La “proposta-minaccia” avanzata dal professor Alessandro Pace in relazione ad un eventuale ricorso in caso di striminzita vittoria del Sì al referendum grazie -si teme- al voto degli italiani all’estero, incassa la perentoria bocciatura di uno dei testimonial del fronte del No: Massimo D’Alema.
Uno stop elegante-sarcastico in puro stile “baffiniano”: tagliente, sprezzante «per dimostrare certe cose servono le prove», indirizzato al mittente in diretta tv, davanti a milioni di spettatori, con un apparente quanto disarmante “buon senso”.

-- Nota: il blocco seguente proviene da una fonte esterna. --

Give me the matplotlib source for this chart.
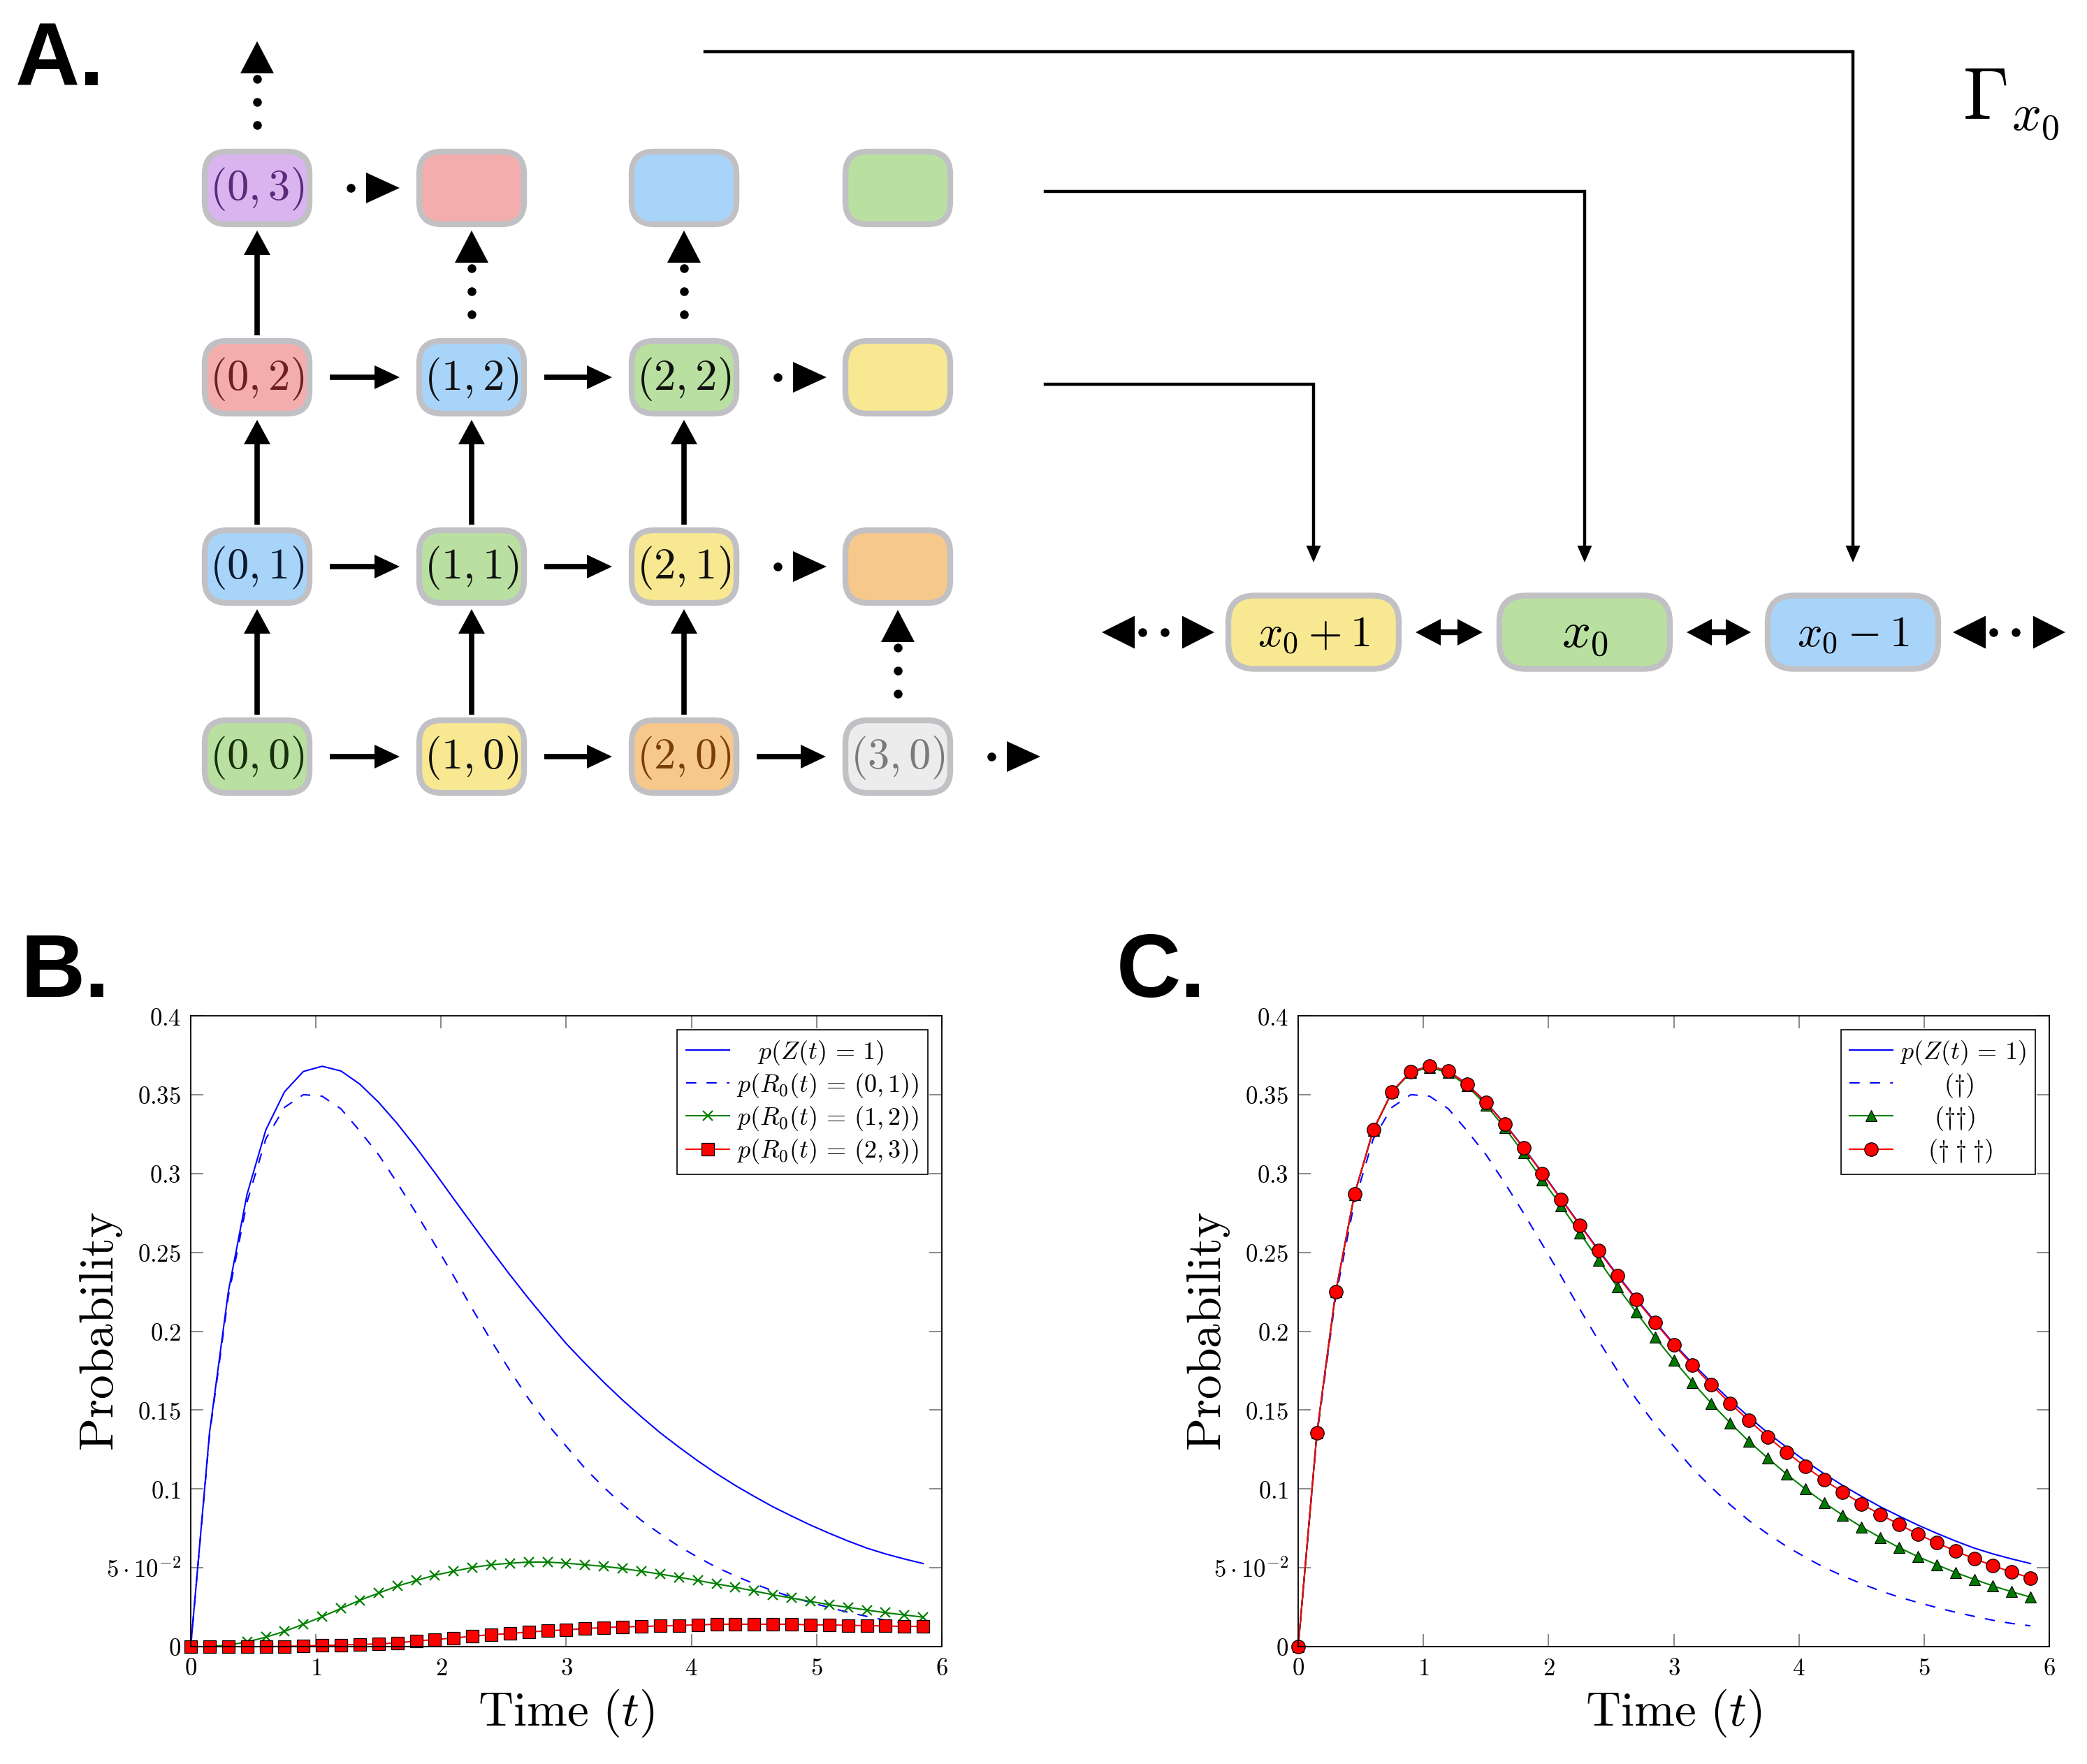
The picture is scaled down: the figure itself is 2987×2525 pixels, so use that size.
import numpy as np
import matplotlib
matplotlib.use("Agg")
import matplotlib.pyplot as plt
from matplotlib.patches import FancyBboxPatch, Polygon

plt.rcParams['mathtext.fontset'] = 'cm'
plt.rcParams['font.family'] = ['DejaVu Sans']

W, H = 2987, 2525

# ---- data ----
t = [0, 0.15, 0.3, 0.45, 0.6, 0.75, 0.9, 1.05, 1.2, 1.35, 1.5, 1.65, 1.8, 1.95,
     2.1, 2.25, 2.4, 2.55, 2.7, 2.85, 3.0, 3.15, 3.3, 3.45, 3.6, 3.75, 3.9, 4.05,
     4.2, 4.35, 4.5, 4.65, 4.8, 4.95, 5.1, 5.25, 5.4, 5.55, 5.7, 5.85]

p_z1 = [0, 0.1356, 0.2249, 0.2869, 0.3277, 0.3519, 0.3647, 0.3680, 0.3650, 0.3567,
        0.3452, 0.3316, 0.3165, 0.3005, 0.2840, 0.2677, 0.2515, 0.2357, 0.2206, 0.2062,
        0.1921, 0.1796, 0.1676, 0.1563, 0.1457, 0.1356, 0.1265, 0.1178, 0.1097, 0.1022,
        0.0953, 0.0887, 0.0828, 0.0771, 0.0719, 0.0670, 0.0625, 0.0588, 0.0556, 0.0527]

p_r01 = [0, 0.134, 0.222, 0.282, 0.322, 0.342, 0.350, 0.349, 0.341, 0.327,
         0.312, 0.294, 0.275, 0.255, 0.235, 0.214, 0.194, 0.175, 0.157, 0.141,
         0.127, 0.113, 0.101, 0.0900, 0.0800, 0.0715, 0.0636, 0.0567, 0.0503, 0.0449,
         0.0399, 0.0354, 0.0314, 0.0280, 0.0248, 0.0218, 0.0192, 0.0167, 0.0147, 0.0132]

p_r12 = [0, 0, 0.001, 0.003, 0.006, 0.0097, 0.0142, 0.019, 0.0242, 0.0294,
         0.0339, 0.0384, 0.0419, 0.0453, 0.0478, 0.0502, 0.0519, 0.0529, 0.0536, 0.0536,
         0.0529, 0.0519, 0.0509, 0.0495, 0.0478, 0.046, 0.044, 0.0419, 0.0398, 0.0377,
         0.0353, 0.0329, 0.0308, 0.0287, 0.0266, 0.0249, 0.0232, 0.0215, 0.0201, 0.0187]

p_r23 = [0, 0, 0, 0, 0, 0.0002, 0.0004, 0.0008, 0.0010, 0.0014,
         0.0017, 0.0024, 0.0035, 0.0045, 0.0055, 0.0066, 0.0076, 0.0083, 0.0093, 0.0100,
         0.0107, 0.0114, 0.0121, 0.0125, 0.0128, 0.0131, 0.0135, 0.0138, 0.0142, 0.0142,
         0.0142, 0.0142, 0.0142, 0.0138, 0.0138, 0.0135, 0.0133, 0.0131, 0.0128, 0.0128]

approx2 = [0, 0.1356, 0.2249, 0.2867, 0.3274, 0.3515, 0.3642, 0.3672, 0.3640, 0.3555,
           0.3435, 0.3290, 0.3130, 0.2960, 0.2796, 0.2623, 0.2451, 0.2281, 0.2121, 0.1962,
           0.1816, 0.1676, 0.1543, 0.1419, 0.1302, 0.1196, 0.1095, 0.1000, 0.0913, 0.0834,
           0.0759, 0.0692, 0.0628, 0.0571, 0.0520, 0.0470, 0.0427, 0.0385, 0.0348, 0.0314]

approx3 = [0, 0.1356, 0.2249, 0.2869, 0.3277, 0.3519, 0.3647, 0.3680, 0.3650, 0.3565,
           0.3450, 0.3313, 0.3161, 0.3001, 0.2836, 0.2672, 0.2510, 0.2350, 0.2200, 0.2055,
           0.1915, 0.1785, 0.1660, 0.1543, 0.1434, 0.1330, 0.1233, 0.1142, 0.1057, 0.0980,
           0.0905, 0.0838, 0.0775, 0.0713, 0.0658, 0.0607, 0.0557, 0.0514, 0.0472, 0.0436]

labels_b = [r'$\quad p(Z(t)\,=\,1)$', r'$p(R_0(t)\,=\,(0,1))$',
            r'$p(R_0(t)\,=\,(1,2))$', r'$p(R_0(t)\,=\,(2,3))$']
labels_c = [r'$p(Z(t)\,=\,1)$', r'$\qquad(\dag)$', r'$\quad\;\;(\dag\dag)$',
            r'$\quad\;(\dag\;\dag\;\dag)$']

yticks = [0, 0.05, 0.1, 0.15, 0.2, 0.25, 0.3, 0.35, 0.4]
ytick_labels = ['$0$', r'$5\cdot10^{-2}$', '$0.1$', '$0.15$', '$0.2$', '$0.25$', '$0.3$', '$0.35$', '$0.4$']
xticks = [0, 1, 2, 3, 4, 5, 6]

# grid of states (col, row, label, face colour, text colour)
grid_nodes = [
    (0, 0, '(0,0)', '#b9e0a0', '#18300c'), (1, 0, '(1,0)', '#f8e892', '#111111'),
    (2, 0, '(2,0)', '#f7c88c', '#7a4000'), (3, 0, '(3,0)', '#ececec', '#7a7a7a'),
    (0, 1, '(0,1)', '#a9d4fa', '#0a1a30'), (1, 1, '(1,1)', '#b9e0a0', '#111111'),
    (2, 1, '(2,1)', '#f8e892', '#111111'), (3, 1, '', '#f7c88c', '#111111'),
    (0, 2, '(0,2)', '#f4adad', '#6e1f1f'), (1, 2, '(1,2)', '#a9d4fa', '#111111'),
    (2, 2, '(2,2)', '#b9e0a0', '#111111'), (3, 2, '', '#f8e892', '#111111'),
    (0, 3, '(0,3)', '#d9b4ef', '#5b2a78'), (1, 3, '', '#f4adad', '#111111'),
    (2, 3, '', '#a9d4fa', '#111111'), (3, 3, '', '#b9e0a0', '#111111'),
]
solid_h = [(0, 0), (1, 0), (2, 0), (0, 1), (1, 1), (0, 2), (1, 2)]
solid_v = [(0, 0), (0, 1), (0, 2), (1, 0), (1, 1), (2, 0), (2, 1)]
dotted_h = [(0, 3), (2, 2), (2, 1), (3, 0)]
dotted_v = [(0, 3), (1, 2), (2, 2), (3, 0)]

chain_labels = [r'$x_0+1$', r'$x_0$', r'$x_0-1$']
chain_colors = ['#f8e892', '#b9e0a0', '#a9d4fa']
chain_sizes = [45, 52, 45]

# ---- layout ----
col_x = [368, 675, 979, 1285]
row_y = [1083, 811, 540, 269]
bw, bh = 150, 104
chain_x = [1880, 2268, 2652]
chain_y = 905
cw, ch = 244, 105

fig = plt.figure(figsize=(W / 100, H / 100), dpi=100)
ax0 = fig.add_axes([0, 0, 1, 1])
ax0.set_xlim(0, W)
ax0.set_ylim(H, 0)
ax0.axis('off')


def head(tip, d, L, w):
    tx, ty = tip
    dx, dy = d
    bx, by = tx - L * dx, ty - L * dy
    px, py = -dy, dx
    ax0.add_patch(Polygon([(tx, ty), (bx + w / 2 * px, by + w / 2 * py),
                           (bx - w / 2 * px, by - w / 2 * py)],
                          closed=True, fc='black', ec='none', zorder=4))


def arrow(x0, y0, x1, y1, lw=5.5, L=36, w=36):
    d = np.array([x1 - x0, y1 - y0], float)
    d = d / np.hypot(*d)
    ax0.plot([x0, x1 - L * d[0] * 0.9], [y0, y1 - L * d[1] * 0.9], color='black',
             lw=lw, solid_capstyle='butt', zorder=3)
    head((x1, y1), d, L, w)


def box(cx, cy, w, h, face, r=30):
    ax0.add_patch(FancyBboxPatch((cx - w / 2 + r, cy - h / 2 + r), w - 2 * r, h - 2 * r,
                                 boxstyle='round,pad=%d' % r, fc=face, ec='#c1c1c5',
                                 lw=6, zorder=2))


for c, r, lab, fc, tc in grid_nodes:
    cx, cy = col_x[c], row_y[r]
    box(cx, cy, bw, bh, fc, r=32)
    if lab:
        a, b = lab.strip('()').split(',')
        ax0.text(cx, cy + 2, r'$(%s,%s)$' % (a, b), fontsize=45, color=tc,
                 ha='center', va='center', zorder=5)

for c, r in solid_h:
    arrow(col_x[c] + bw / 2 + 29, row_y[r], col_x[c + 1] - bw / 2 - 28, row_y[r], L=36, w=34)
for c, r in solid_v:
    arrow(col_x[c], row_y[r] - bh / 2 - 8, col_x[c], row_y[r + 1] + bh / 2 + 9, L=35, w=38)

for c, r in dotted_h:
    right = col_x[c] + bw / 2
    ax0.plot([right + 59], [row_y[r]], 'o', color='black', ms=8, zorder=4)
    head((right + 129, row_y[r]), (1, 0), 48, 44)
for c, r in dotted_v:
    top = row_y[r] - bh / 2
    ax0.plot([col_x[c]] * 3, [top - 38, top - 71, top - 104], 'o', color='black', ms=8, zorder=4)
    head((col_x[c], top - 158), (0, -1), 46, 48)

# chain on the right
for x, lab, fc, fs in zip(chain_x, chain_labels, chain_colors, chain_sizes):
    box(x, chain_y, cw, ch, fc, r=38)
    ax0.text(x, chain_y + 3, lab, fontsize=fs, ha='center', va='center', zorder=5)
for i in range(2):
    xa = chain_x[i] + cw / 2 + 24
    xb = chain_x[i + 1] - cw / 2 - 24
    ax0.plot([xa + 30, xb - 30], [chain_y, chain_y], color='black', lw=6, zorder=3)
    head((xa, chain_y), (-1, 0), 36, 38)
    head((xb, chain_y), (1, 0), 36, 38)
for xl in [chain_x[0] - cw / 2 - 20, chain_x[2] + cw / 2 + 182]:
    head((xl - 161, chain_y), (-1, 0), 47, 47)
    ax0.plot([xl - 103, xl - 71], [chain_y, chain_y], 'o', color='black', ms=8, zorder=4)
    head((xl, chain_y), (1, 0), 46, 47)

# lines from the grid to the chain
route_start = [1009, 1496, 1496]
route_y = [74, 274, 550]
route_target = [2652, 2268, 1880]
for xs, ys, xt in zip(route_start, route_y, route_target):
    ax0.plot([xs, xt, xt], [ys, ys, 785], color='black', lw=3.2, zorder=3,
             solid_joinstyle='miter')
    head((xt, 805), (0, 1), 24, 21)

ax0.text(2878, 150, r'$\Gamma_{x_0}$', fontsize=76, ha='center', va='center')

for lab, x, y in [('A.', 22, 122), ('B.', 29, 1427), ('C.', 1598, 1427)]:
    fig.text(x / W, 1 - y / H, lab, fontsize=92, fontweight='bold',
             family='Liberation Sans', va='baseline', ha='left')

# ---- plots ----
axb = fig.add_axes([273 / W, 1 - 2357 / H, 1075 / W, 903 / H])
axc = fig.add_axes([1858 / W, 1 - 2357 / H, 1075 / W, 903 / H])

axb.plot(t, p_z1, color='blue', lw=1.5, label=labels_b[0], clip_on=False)
axb.plot(t, p_r01, color='blue', lw=1.5, dashes=(7, 7), label=labels_b[1], clip_on=False)
axb.plot(t, p_r12, color='green', lw=1.5, marker='x', ms=10, mew=1.6, label=labels_b[2], clip_on=False)
axb.plot(t, p_r23, color='red', lw=1.5, marker='s', ms=13, mfc='red', mec='black', mew=0.9,
         label=labels_b[3], clip_on=False)

axc.plot(t, p_z1, color='blue', lw=1.5, label=labels_c[0], clip_on=False)
axc.plot(t, p_r01, color='blue', lw=1.5, dashes=(7, 7), label=labels_c[1], clip_on=False)
axc.plot(t, approx2, color='green', lw=1.5, marker='^', ms=12, mfc='#007a00', mec='black',
         mew=0.8, label=labels_c[2], clip_on=False)
axc.plot(t, approx3, color='red', lw=1.5, marker='o', ms=14, mfc='red', mec='black', mew=0.9,
         label=labels_c[3], clip_on=False)

for ax in [axb, axc]:
    ax.set_xlim(0, 6)
    ax.set_ylim(0, 0.4)
    ax.set_xticks(xticks)
    ax.set_xticklabels(['$%d$' % v for v in xticks])
    ax.set_yticks(yticks)
    ax.set_yticklabels(ytick_labels)
    ax.tick_params(direction='in', top=True, right=True, length=13, width=1.3,
                   color='#808080', labelsize=25, pad=10)
    for s in ax.spines.values():
        s.set_linewidth(1.3)
    ax.set_xlabel(r'$\mathrm{Time}\ (t)$', fontsize=50, labelpad=8)
    ax.set_ylabel(r'$\mathrm{Probability}$', fontsize=50)
    ax.yaxis.set_label_coords(-0.088, 0.5)
    leg = ax.legend(loc='upper right', fontsize=26, fancybox=False, framealpha=1,
                    edgecolor='black', handlelength=1.7, handletextpad=0.3,
                    borderpad=0.35, labelspacing=0.2, borderaxespad=0.55)
    leg.get_frame().set_linewidth(1.2)

fig.savefig('out.png', dpi=100)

Questioni di second’ordine? Forse, ma la realtà sembra essere assai più cruda dei termini anche sugli scenari post-referendum: Grillo, Salvini e Meloni invocano le elezioni in caso di sconfitta del Sì per incassare il dividendo elettorale. D’Alema, Bersani, Speranza e la loro ditta chiedono che il governo resti perché hanno l’esigenza di prendersi il Pd prima del voto. Berlusconi da capo di Forza Italia, nel distinguersi da Mediaset schierata sul fronte del Sì, punta, come Cesa e De Mita, invece ad un governissimo di amplissima coalizione per tornare nella stanza dei bottoni senza pagare dazio e non rischiare di essere cancellati definitivamente.
Insomma tutto e il suo contrario. Un’accozzaglia? Macché, un rispettosissimo caos!